Strengthening Constitutional Self-Government

No Left Turns

Mozartiana

Fred Baumann writes, profoundly and compellingly, about Mozart, on the occasion of the 250th anniversary of his birth. A taste:

[L]istening to Mozart calls to mind (and in some ways turns you into) a certain kind of person, a more complicated sort than we mostly go in for today. Not a redemptive Wagnerian hero or cynical slacker, not a high-minded virtuoso of compassion and/or righteous indignation, not a "realist" or an "idealist," but someone who both acknowledges, lives in, accepts the viewpoint of, and participates in, all human feelings--even the ugly ones, as we see in the marvelous revenge arias given to the Count, Dr. Bartolo, and Figaro--but who also, in the end, maintains as sovereign the viewpoint of rationality and order. (That is why, in their own ways, all three of those arias are come-dic, even the Count’s, which is also partly genuinely scary.)


In invoking, and to some degree creating, such a person, Mozart implicitly makes a kind of moral case, a case for how we should live. It is not "aesthetic" in the sense of replacing the moral with formal beauty; it is much closer to what we find in Shakespeare’s Tempest or Measure for Measure; i.e., models of a kind of control of the passions that gives them their due. Yet it is presented aesthetically, not through argument or exhortation.

  

For more on Mozart, go here and here.

Discussions - 4 Comments


I believe Dr. Bartolo is a Rossini character, not Mozart.

My own knowledge of music is quite limited but my sense of things is that that paragraph is one of the most profound things I have ever read about music or anything else. Wonderful summary of Mozart.

Does Mozart’s music effect these changes or is the set of people attracted to his classical music also predisposed to a certain way of thinking?

Why not do a little rought corrolation of this on Amazon?

People who bought the Essential Mozart: 32 of his Greatest Masterpieces also purchased the following books:

Ratzinger Report: An exclusive Interview on the state of the church by Cardinal Ratzinger

Truth and Tolerance: Christian belief and world religions by pope Benedict XVI

The world is flat: A brief history of the Twenty-first century by Thomas L. Friedman

Freakonomics: A rogue economist explores the hidden side of everything. by Stephen D. Levitt.

1776: by David McCullough

The Kite Runner by Khaled Hosseini.

Judging from the reading list it appears that people who bought this particular collection by Mozart where by and large conservative, albeit Dr. Levitt in Freakonomics does suggest that Roe v. Wade was responsible for stemming the growth of teenage drug use and crime. By in large it appears the author of the article is correct in saying that "[L]istening to Mozart calls to mind (and in some ways turns you into) a certain kind of person, a more complicated sort than we mostly go in for today." but then again someone who is into Mozart is more likely to see this as a good thing than someone who is happy off listening to Kenny Chesney.

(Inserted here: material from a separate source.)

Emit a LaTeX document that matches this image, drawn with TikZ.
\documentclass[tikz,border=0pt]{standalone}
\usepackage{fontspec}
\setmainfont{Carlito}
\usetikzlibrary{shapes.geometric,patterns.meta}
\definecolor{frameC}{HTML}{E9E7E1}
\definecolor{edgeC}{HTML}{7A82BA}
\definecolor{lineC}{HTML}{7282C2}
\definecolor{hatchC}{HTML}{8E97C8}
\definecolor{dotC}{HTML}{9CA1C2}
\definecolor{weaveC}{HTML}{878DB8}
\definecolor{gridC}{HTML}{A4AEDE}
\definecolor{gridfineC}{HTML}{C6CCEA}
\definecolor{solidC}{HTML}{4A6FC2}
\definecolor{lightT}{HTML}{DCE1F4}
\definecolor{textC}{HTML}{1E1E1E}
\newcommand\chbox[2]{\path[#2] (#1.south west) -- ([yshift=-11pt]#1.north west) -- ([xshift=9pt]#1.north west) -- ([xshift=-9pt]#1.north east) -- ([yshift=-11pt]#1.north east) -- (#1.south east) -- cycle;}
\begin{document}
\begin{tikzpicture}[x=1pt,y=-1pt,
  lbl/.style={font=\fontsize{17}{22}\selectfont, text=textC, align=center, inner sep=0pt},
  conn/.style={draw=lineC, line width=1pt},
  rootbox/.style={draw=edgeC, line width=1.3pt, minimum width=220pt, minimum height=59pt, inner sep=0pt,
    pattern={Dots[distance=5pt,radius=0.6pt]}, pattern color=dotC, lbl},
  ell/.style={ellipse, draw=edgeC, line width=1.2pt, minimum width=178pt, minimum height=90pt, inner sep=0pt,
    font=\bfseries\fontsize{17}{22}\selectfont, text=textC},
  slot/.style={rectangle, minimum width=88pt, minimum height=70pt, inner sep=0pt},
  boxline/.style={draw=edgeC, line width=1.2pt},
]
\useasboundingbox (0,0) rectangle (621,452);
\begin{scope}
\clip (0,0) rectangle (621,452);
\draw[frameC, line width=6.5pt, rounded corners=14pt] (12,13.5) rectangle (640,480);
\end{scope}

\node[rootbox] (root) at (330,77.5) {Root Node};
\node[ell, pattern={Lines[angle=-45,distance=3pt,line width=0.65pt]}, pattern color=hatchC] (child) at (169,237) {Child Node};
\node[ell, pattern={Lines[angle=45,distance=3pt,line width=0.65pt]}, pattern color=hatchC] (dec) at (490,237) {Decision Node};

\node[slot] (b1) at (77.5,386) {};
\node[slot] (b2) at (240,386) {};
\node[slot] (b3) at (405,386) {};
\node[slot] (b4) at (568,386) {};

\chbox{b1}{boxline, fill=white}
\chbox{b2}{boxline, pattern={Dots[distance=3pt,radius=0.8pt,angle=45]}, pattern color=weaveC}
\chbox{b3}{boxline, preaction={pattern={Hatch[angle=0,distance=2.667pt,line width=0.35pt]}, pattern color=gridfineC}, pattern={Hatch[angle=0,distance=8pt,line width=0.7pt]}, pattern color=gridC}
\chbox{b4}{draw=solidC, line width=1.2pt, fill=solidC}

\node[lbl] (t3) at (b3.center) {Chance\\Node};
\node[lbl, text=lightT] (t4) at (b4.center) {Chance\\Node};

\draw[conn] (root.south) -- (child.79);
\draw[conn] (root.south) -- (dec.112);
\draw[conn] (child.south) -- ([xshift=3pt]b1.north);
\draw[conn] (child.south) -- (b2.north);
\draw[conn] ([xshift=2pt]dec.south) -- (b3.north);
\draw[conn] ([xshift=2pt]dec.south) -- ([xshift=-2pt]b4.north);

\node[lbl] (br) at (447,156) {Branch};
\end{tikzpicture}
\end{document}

I wrote a novel and called it Mozart and self-published it. The novel is not (really) about Mozart-or only indirectly. Some people bought the novel on Barnes and Noble and Amazon because they thought it was concerning Mozart’s person. I felt guilty about this. Still they could read the synopsis if they wanted to . . . I failed to publicize the novel, because when I was interviewed about it on radio, the host would always ask me to explain the title, and that the novel is not (really) about Mozart. And then my time would be up, once I’d done that. Oh well, my next novel will NOT be named after a famous composer.

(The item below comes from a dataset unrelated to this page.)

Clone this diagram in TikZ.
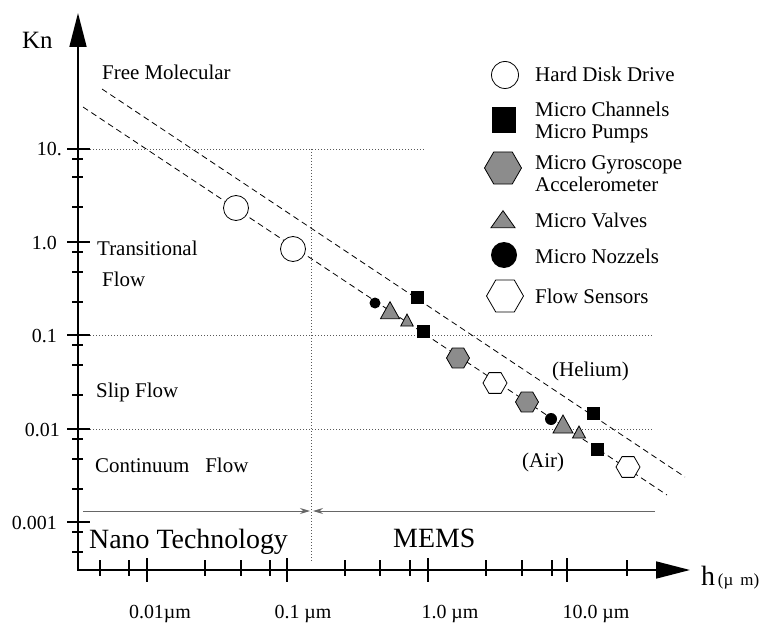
\documentclass[tikz,border=0pt]{standalone}
\usepackage{fontspec}
\setmainfont{Liberation Serif}
\usetikzlibrary{shapes.geometric,arrows.meta}
\newcommand\setsz[1]{\fontsize{#1}{#1}\selectfont}
\begin{document}
\begin{tikzpicture}[x=1bp,y=-1bp,
  axisline/.style={line width=1.7bp,-{Triangle[length=34bp,width=17bp]}},
  tickln/.style={line width=1.1bp},
  gridln/.style={line width=0.7bp,black!65,dash pattern=on 0.9bp off 2.1bp},
  gasline/.style={line width=0.8bp,dash pattern=on 6bp off 4bp},
  rangeln/.style={line width=1bp,black!60},
  rangetip/.style={-{Stealth[length=10bp,width=6bp]}},
  lbl/.style={font=\setsz{21},inner sep=0,anchor=base west},
  biglbl/.style={font=\setsz{28},inner sep=0,anchor=base west},
  ticklbl/.style={font=\setsz{20},inner sep=0,anchor=base east},
  xlbl/.style={font=\setsz{20},inner sep=0,anchor=base},
  mk/.style={inner sep=0,outer sep=0,line width=0.8bp},
  opencirc/.style={mk,circle,draw,fill=white,minimum size=#1},
  dotmark/.style={mk,circle,fill=black,minimum size=#1},
  sqmark/.style={mk,rectangle,fill=black,minimum size=#1},
  hexgray/.style={mk,regular polygon,regular polygon sides=6,draw,fill=black!45,minimum size=#1},
  hexopen/.style={mk,regular polygon,regular polygon sides=6,draw,fill=white,minimum size=#1},
  pics/tri/.style 2 args={code={%
    \filldraw[line width=0.8bp,fill=black!45] (-#1/2,#2/3) -- (#1/2,#2/3) -- (0,-2*#2/3) -- cycle;}},
]
\useasboundingbox (0,0) rectangle (766,624);

% grid lines
\draw[gridln] (90,149) -- (425,149);
\draw[gridln] (90,335) -- (653,335);
\draw[gridln] (90,429) -- (653,429);
\draw[gridln] (311,149) -- (311,563);

% mean free path lines for helium and air
\coordinate (heA) at (102,89);
\coordinate (heB) at (685,477);
\coordinate (airA) at (83,107);
\coordinate (airB) at (667,495);
\draw[gasline] (heA) -- (heB);
\draw[gasline] (airA) -- (airB);

% axes
\coordinate (O) at (78,570);
\coordinate (ytip) at (78,13);
\coordinate (xtip) at (690,570);
\draw[axisline] (O) -- (ytip);
\draw[axisline] ([xshift=-0.85bp]O) -- (xtip);

% axis ticks
\foreach \yy in {149,242,335,429,522} \draw[tickln] (67,\yy) -- (90,\yy);
\foreach \yy in {159,177,207,252,272,302,345,365,395,439,459,489,532,552}
  \draw[tickln] (72,\yy) -- (83,\yy);
\foreach \xx in {147,287,428,567} \draw[tickln] (\xx,558) -- (\xx,582);
\foreach \xx in {100,129,205,241,270,345,380,410,486,522,552,627}
  \draw[tickln] (\xx,560) -- (\xx,576);

% axis labels
\node[font=\setsz{25},inner sep=0,anchor=base west] (kn) at (22,49) {Kn};
\node[ticklbl] (t10) at (62,156) {10.};
\node[ticklbl] (t1) at (57,249) {1.0};
\node[ticklbl] (t01) at (57,342) {0.1};
\node[ticklbl] (t001) at (60,436) {0.01};
\node[ticklbl] (t0001) at (57,529) {0.001};
\node[xlbl] (h001) at (160,618) {0.01µm};
\node[xlbl] (h01) at (303,618) {0.1 µm};
\node[xlbl] (h1) at (450,618) {1.0 µm};
\node[xlbl] (h10) at (596,618) {10.0 µm};
\node[inner sep=0,anchor=base west] (hlbl) at (701,585)
  {\setsz{28}h\setsz{17}\,(µ\hspace{7bp}m)};

% flow regimes
\node[lbl] (freemol) at (102,80) {Free Molecular};
\node[lbl] (trans) at (97,255) {Transitional};
\node[lbl] (transflow) at (102,286) {Flow};
\node[lbl] (slip) at (96,397) {Slip Flow};
\node[lbl] (cont) at (95,472) {Continuum\hspace{16bp}Flow};
\node[lbl] (helium) at (552,376) {(Helium)};
\node[lbl] (air) at (522,467) {(Air)};

% nano / MEMS ranges
\coordinate (nanoL) at (83,511);
\coordinate (nanoR) at (310,511);
\coordinate (memsL) at (313,511);
\coordinate (memsR) at (655,511);
\draw[rangeln,rangetip] (nanoL) -- (nanoR);
\draw[rangeln,rangetip] (memsR) -- (memsL);
\node[biglbl] (nano) at (89,548) {Nano Technology};
\node[biglbl] (mems) at (393,547) {MEMS};

% data points
\node[opencirc=25bp] (hdd1) at (236,208) {};
\node[opencirc=25bp] (hdd2) at (293,249) {};
\node[dotmark=11bp] (noz1) at (375,303) {};
\pic (valve1) at (390,313) {tri={19}{17}};
\pic (valve2) at (407,322) {tri={12.5}{12}};
\node[sqmark=13bp] (chan1) at (417,297) {};
\node[sqmark=13bp] (chan2) at (423,331) {};
\node[hexgray=23bp] (gyro1) at (458,358) {};
\node[hexopen=24bp] (sens1) at (495,383) {};
\node[hexgray=23bp] (gyro2) at (527,402) {};
\node[dotmark=12bp] (noz2) at (551,419) {};
\pic (valve3) at (563,427) {tri={20}{18}};
\pic (valve4) at (579,434) {tri={13}{12}};
\node[sqmark=13bp] (chan3) at (593,413) {};
\node[sqmark=13bp] (chan4) at (597,449) {};
\node[hexopen=24bp] (sens2) at (628,467) {};

% legend
\node[opencirc=27bp] (leg1) at (505,75) {};
\node[lbl] (leg1t) at (535,82) {Hard Disk Drive};
\node[mk,rectangle,fill=black,minimum width=24bp,minimum height=26bp] (leg2) at (504,120) {};
\node[lbl] (leg2t) at (535,117) {Micro Channels};
\node[lbl] (leg2u) at (535,139) {Micro Pumps};
\node[hexgray=37bp] (leg3) at (503,168) {};
\node[lbl] (leg3t) at (535,170) {Micro Gyroscope};
\node[lbl] (leg3u) at (535,192) {Accelerometer};
\pic (leg4) at (503,222) {tri={24}{17}};
\node[lbl] (leg4t) at (535,228) {Micro Valves};
\node[dotmark=26bp] (leg5) at (504,255) {};
\node[lbl] (leg5t) at (535,263) {Micro Nozzels};
\node[hexopen=37bp] (leg6) at (505,296) {};
\node[lbl] (leg6t) at (535,303) {Flow Sensors};
\end{tikzpicture}
\end{document}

On a less frivolous note, I don’t think Bloom is right about Mozart as a hedge against nihilism. Don Giovanni, more than any single other work of "Western Culture," represents the turning point of modernity--one can hear and feel in Don Giovanni both the exhiliration of the Aufklaerung, liberation from priests and princes, and the darkness, the abyss, the Neant just around the corner.